Selain itu, sebenarnya sedikit sekali warga sekitar yang bekerja di PLTU Cirebon. Bahkan, para pekerja di PLTU sebenarnya berhadapan dengan kondisi baru, yaitu terancam tidak bekerja karena wacana pensiun dini. Kebanyakan para pekerja di PLTU dengan skema alih daya (outsourcing) bahkan berharap PLTU tidak ditutup.
“Berdirinya PLTU itu katanya untuk menyerap tenaga kerja, tapi nyatanya enggak. Sebab PLTU ini padat modal, bukan padat karya,” kata Latifah.
Latifah menyebut, ada dampak sosial yang tak bisa dihitung secara materil lantaran adanya PLTU Cirebon 1 hingga mencuatnya wacana pensiun dini, yaitu peran ganda perempuan nelayan yang semakin berat karena suami sering tidak melaut lantaran hasil tangkapan yang sedikit. Ada pula fenomena penurunan struktur masyarakat nelayan dari juragan menjadi buruh serabutan, dan timbulnya konflik horizontal antara warga karena hadirnya PLTU yang menyebabkan hilangnya tradisi guyub.
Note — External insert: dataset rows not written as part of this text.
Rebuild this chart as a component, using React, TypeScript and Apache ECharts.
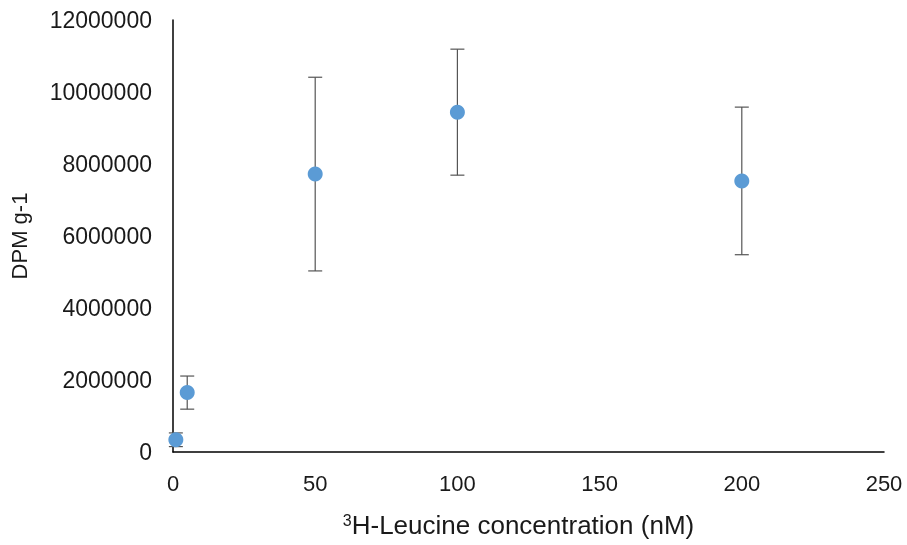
import React, { useEffect, useRef } from "react";
import * as echarts from "echarts";

const concentrations = [1, 5, 50, 100, 200];
const dpmMeans = [340000, 1650000, 7720000, 9440000, 7530000];
const dpmErrors = [190000, 460000, 2690000, 1750000, 2050000];

export default function App() {
  const ref = useRef<HTMLDivElement>(null);
  useEffect(() => {
    if (!ref.current) return;
    const chart = echarts.init(ref.current, null, { renderer: "svg" });
    const font = "Liberation Sans, Arial, sans-serif";
    const points = concentrations.map((c, i) => [c, dpmMeans[i]]);
    const errData = concentrations.map((c, i) => [c, dpmMeans[i] - dpmErrors[i], dpmMeans[i] + dpmErrors[i]]);
    chart.setOption({
      animation: false,
      grid: { left: 173, right: 23, top: 20, bottom: 93, containLabel: false, outerBoundsMode: "none" },
      xAxis: {
        type: "value",
        min: 0,
        max: 250,
        interval: 50,
        splitLine: { show: false },
        axisTick: { show: false },
        axisLine: { lineStyle: { color: "#000", width: 1.5 } },
        axisLabel: { color: "#1a1a1a", fontSize: 22, fontFamily: font, margin: 20 },
        name: "{sup|3}{main|H-Leucine concentration (nM)}",
        nameLocation: "middle",
        nameGap: 60,
        nameTextStyle: {
          padding: [0, 20, 0, 0],
          rich: {
            sup: { fontSize: 16, fontFamily: font, color: "#1a1a1a", verticalAlign: "top", padding: [0, 0, 10, 0] },
            main: { fontSize: 26, fontFamily: font, color: "#1a1a1a" },
          },
        },
      },
      yAxis: {
        type: "value",
        min: 0,
        max: 12000000,
        interval: 2000000,
        splitLine: { show: false },
        axisTick: { show: false },
        axisLine: { show: true, lineStyle: { color: "#000", width: 1.5 } },
        axisLabel: { color: "#1a1a1a", fontSize: 23, fontFamily: font, margin: 21, formatter: (v: number) => String(v) },
        name: "DPM g-1",
        nameLocation: "middle",
        nameGap: 143,
        nameTextStyle: { fontSize: 22, fontFamily: font, color: "#1a1a1a" },
      },
      series: [
        {
          type: "custom",
          data: errData,
          z: 1,
          renderItem: (params: any, api: any) => {
            const x = api.value(0);
            const lo = api.coord([x, api.value(1)]);
            const hi = api.coord([x, api.value(2)]);
            const hw = 7;
            const style = { stroke: "#555", lineWidth: 1.2 };
            return {
              type: "group",
              children: [
                { type: "line", shape: { x1: lo[0], y1: lo[1], x2: hi[0], y2: hi[1] }, style },
                { type: "line", shape: { x1: hi[0] - hw, y1: hi[1], x2: hi[0] + hw, y2: hi[1] }, style },
                { type: "line", shape: { x1: lo[0] - hw, y1: lo[1], x2: lo[0] + hw, y2: lo[1] }, style },
              ],
            };
          },
        },
        {
          type: "scatter",
          data: points,
          symbolSize: 15,
          z: 2,
          itemStyle: { color: "#5b9bd5", opacity: 1 },
        },
      ],
    });
    return () => chart.dispose();
  }, []);
  return <div ref={ref} style={{ width: 907, height: 545, position: "fixed", left: 0, top: 0 }} />;
}
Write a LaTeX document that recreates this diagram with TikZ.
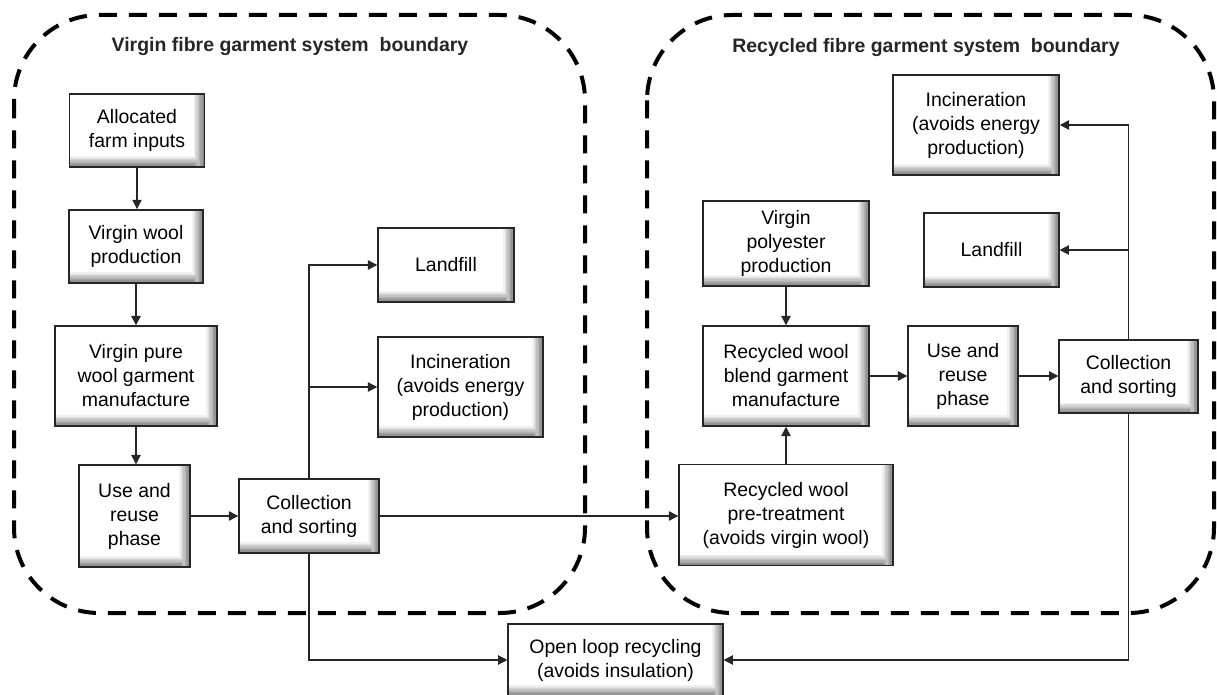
\documentclass[tikz,border=0pt]{standalone}
\usepackage{fontspec}
\setmainfont{Liberation Sans}
\usepackage{tikz}
\usetikzlibrary{arrows.meta,positioning,calc}

\begin{document}
\begin{tikzpicture}[x=0.75pt,y=-0.75pt,
  font=\fontsize{14.6}{18}\selectfont,
  b/.style={draw=black!85,line width=1.1pt,fill=white,align=center,inner sep=2pt,
    path picture={
      \foreach \k [evaluate=\k as \g using int(6*\k), evaluate=\k as \w using 9-\k] in {1,...,8}{
        \fill[black!\g] ([xshift=-\w pt]path picture bounding box.north east) rectangle (path picture bounding box.south east);
        \fill[black!\g] ([yshift=\w pt]path picture bounding box.south west) rectangle ([xshift=-9pt+\w pt]path picture bounding box.south east);
      }}},
  bound/.style={line width=3pt,dash pattern=on 13.5pt off 9pt,rounded corners=64pt},
  boundtitle/.style={font=\fontsize{14.6}{18}\selectfont\bfseries,text=black!85},
  arrow/.style={-{Triangle[length=7pt,width=7pt]},line width=1pt,black!85}
]
  \useasboundingbox (0,0) rectangle (1217,695);

  \draw[bound] (14,15) rectangle (585,613);
  \draw[bound] (647,15) rectangle (1214,613);
  \node[boundtitle] (vtitle) at (290,47) {Virgin fibre garment system \ boundary};
  \node[boundtitle] (rtitle) at (926,48) {Recycled fibre garment system \ boundary};

  \node[b,minimum width=101pt,minimum height=55pt] (farm) at (137,130.5) {Allocated\\farm inputs};
  \node[b,minimum width=100.5pt,minimum height=55pt] (wool) at (136,246.5) {Virgin wool\\production};
  \node[b,minimum width=121.5pt,minimum height=75pt] (pure) at (136,376) {Virgin pure\\wool garment\\manufacture};
  \node[b,minimum width=83pt,minimum height=76.5pt] (usel) at (134.5,516) {Use and\\reuse\\phase};
  \node[b,minimum width=105pt,minimum height=55.5pt] (colll) at (309,516) {Collection\\and sorting};
  \node[b,minimum width=102pt,minimum height=55.5pt] (landl) at (446,265) {Landfill};
  \node[b,minimum width=123.75pt,minimum height=75pt] (incl) at (460.5,387) {Incineration\\(avoids energy\\production)};
  \node[b,minimum width=161pt,minimum height=54pt] (open) at (615.5,660) {Open loop recycling\\(avoids insulation)};

  \node[b,minimum width=124.5pt,minimum height=64pt] (poly) at (786,243.5) {Virgin\\polyester\\production};
  \node[b,minimum width=124.5pt,minimum height=75pt] (blend) at (786,376) {Recycled wool\\blend garment\\manufacture};
  \node[b,minimum width=82.5pt,minimum height=75pt] (user) at (963,376) {Use and\\reuse\\phase};
  \node[b,minimum width=104pt,minimum height=55pt] (collr) at (1128.5,376.5) {Collection\\and sorting};
  \node[b,minimum width=124.5pt,minimum height=75pt] (incr) at (976,125) {Incineration\\(avoids energy\\production)};
  \node[b,minimum width=101pt,minimum height=55.5pt] (landr) at (991.5,250) {Landfill};
  \node[b,minimum width=160.5pt,minimum height=75.75pt] (pre) at (786,515) {Recycled wool\\pre-treatment\\(avoids virgin wool)};

  \draw[arrow] (farm.south) -- (farm.south |- wool.north);
  \draw[arrow] (wool.south) -- (wool.south |- pure.north);
  \draw[arrow] (pure.south) -- (pure.south |- usel.north);
  \draw[arrow] (usel) -- (colll);
  \draw[arrow] (colll.north) |- (landl.west);
  \draw[arrow] (colll.north) |- (incl.west);
  \draw[arrow] (colll.south) |- (open.west);
  \draw[arrow] (colll.east) -- (colll.east -| pre.west);
  \draw[arrow] (poly) -- (blend);
  \draw[arrow] (pre) -- (blend);
  \draw[arrow] (blend) -- (user);
  \draw[arrow] (user.east) -- (user.east -| collr.west);
  \draw[arrow] (collr.north) |- (incr.east);
  \draw[arrow] (collr.north) |- (landr.east);
  \draw[arrow] (collr.south) |- (open.east);
\end{tikzpicture}
\end{document}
Dalam struktur masyarakat pesisir, lanjut Latifah, ada tipologi orang laut dan orang darat. Orang laut sebagian besar aktivitas sosial-ekonomi dilakukan di laut. Orang laut merupakan penduduk lokal yang kebanyakan berpendidikan rendah, cenderung tidak religius, dan apatis terhadap persoalan politik. Kondisi ini berkebalikan dengan orang darat, meski sama-sama masyarakat pesisir.